Day Trip to The Musandam Peninsula
You’ll need your passport for this one, but it’ll give you some serious street credibility when it comes to telling friends and showing photos of your Dubai holiday experience. The Musandam Peninsula is part of the Sultanate of Oman – which is not part of the UAE, hence the need for the passport when you cross the border.
There are a number of companies which offer Dubai visitos the chance of trips into parts of Oman. Most of these require more than a day and preferably at least 3 if you really want to get a sense of what Oman is about, but the Musandam is the exception. It’s perfectly doable in a day, but it will be a long day – expect to be picked up from your hotel at around 6.00am and you will not be back until after 7.00pm, maybe even later.
So what will you get? First a look, rather brief, to be sure, at some of the less well known northern Emirates of the UAE, such as Sharjah, the outskirts of Ajman, Umm Al Quwain and a somewhat better look at the most northerly Emirate, Ras Al Khaimah as you pass through on your way to the border post.
Next you’ll get a rather spectacular ride along the coastline of the peninsula, on your way to the Omani town of Khasab, a port village which does an interesting line of business with Iran, just across the Gulf.

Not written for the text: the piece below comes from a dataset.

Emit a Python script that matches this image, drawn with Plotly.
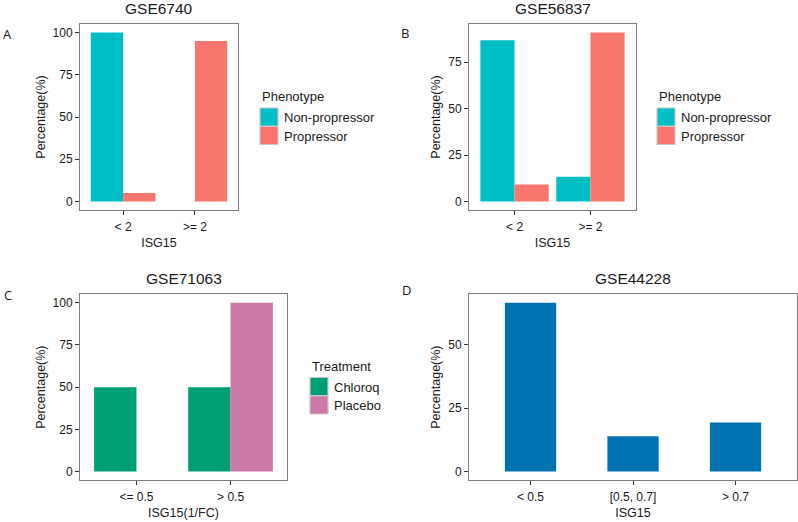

Between 9.00 and 9.30, you’ll transfer to a traditional Arabian dhow for a cruise through what the Omanis refer to as the “fiord coast”. While not quite as spectacular as real European or New Zealand fiords, nonetheless, it’s pretty good after the rather flat and featureless sands of the west coast of the UAE. You’re bound to see dolphins, you can swim safely, you get a great meal served to you on the dhow and you’ll be back in Khasab port by around 4.00pm, for the trip back to Dubai.
I’ve done this one myself and I like Oman and the Omanis: the atmosphere is very different to Dubai. Read more about it here – (you’ll need to click the Musandam-Dibba and Khasab tab under the company logo) – this is not the only company offering a taste of Oman, but it gives a good idea of the things you will see and do and the costs.
A Hot Air Balloon Ride Over the Desert
Another great way to really see the countryside and beat the heat, but perhaps not for the faint-hearted or nervous. The main company offering this experience, Balloon Adventures AE, takes safety very seriously and the Aviation Authority of the UAE has very exacting regulations governing balloon flights and safety in place. The website link above has all the details of costs and times, pick-ups and deliveries back to Dubai that you are likely to need. There is also a great selection of photographs taken from the balloons to help you decide whether this activity is for you.
For the more sedate: High tea at the Burj Al Arab or a spa experience at any of the five-star hotels. If you are not staying at a beach hotel, you can pay by the day to have access to a five-star hotel beach. It is expensive but cheaper than spending a week at the hotel with your family.
There are beautifully landscaped public beaches and parks if the weather is right.
There is something for everyone in Dubai.